Essa inversão de valores não é surpresa, se vinda da boca da “Miss Desmatamento” ou “Rainha da Motosserra”, apelidos dados pelos movimentos ambientalistas à senadora, uma das principais representantes do agronegócio.
Se por um lado quando a PEC do Trabalho Escravo foi votada em meados de 2012 pela Câmara dos Deputados, Kátia Abreu foi fervorosamente contra. Várias organizações sociais denunciam o envolvimento da senadora com a prática do trabalho escravo, de crime ambiental e de grilagem de terras.
Seu irmão, André Luis de Castro Abreu, tinha 56 trabalhadores em condições análogas à de escravidão na Fazenda Água Amarela. Trabalhavam de 10 a 11 horas diárias, com intervalos de apenas 15 minutos para o almoço, em condições insalubres. Não havia água potável nem fossa sanitária. Os trabalhadores foram libertados pela Polícia Federal em agosto de 2012.

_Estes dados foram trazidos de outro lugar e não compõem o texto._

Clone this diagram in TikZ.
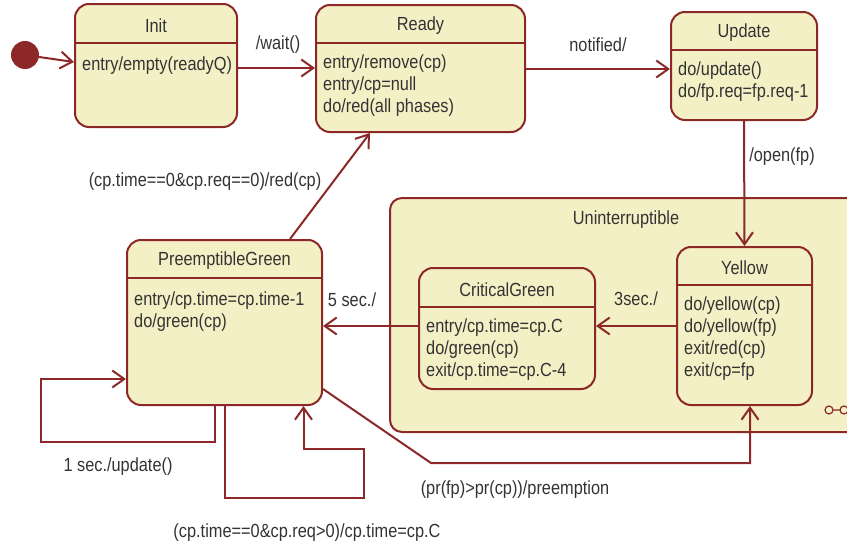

A senadora também possuiria uma fazenda, localizada às margens da rodovia Belém-Brasília, embargada duas vezes (2011 e 2012) por desmatamento em área considerada de preservação permanente.
Também é de autoria da senadora o projeto de lei (PLS 251/2010), que está sendo analisado pela Comissão de Constituição e Justiça (CCJ) do Senado, visando a obrigar os governadores a executar reintegração de posse, em imóveis urbanos e rurais, no prazo máximo de 15 dias. O projeto estaria baseado apenas no “direito de propriedade”, independentemente de esse imóvel cumprir ou não função social.
A senadora Kátia Abreu desconsidera a exigência do cumprimento da função social da propriedade para a reforma agrária e a ocupação de terras.
E se o assunto é a reintegração de posse, a justiça deu reintegração de posse para o fazendeiro Orlandino Carneiro Gonçalves, assassino confesso do jovem índio Guarani-Kaiowá, de apenas 15 anos.
No meio disso tudo, o Conselho Indigenista Missionário afirma que a Organização Internacional do Trabalho (OIT) determinou, em relatório divulgado no último dia 3 de março, que o governo brasileiro demarque as terras Kaiowá, proteja a vida dos indígenas e investigue os assassinatos das lideranças.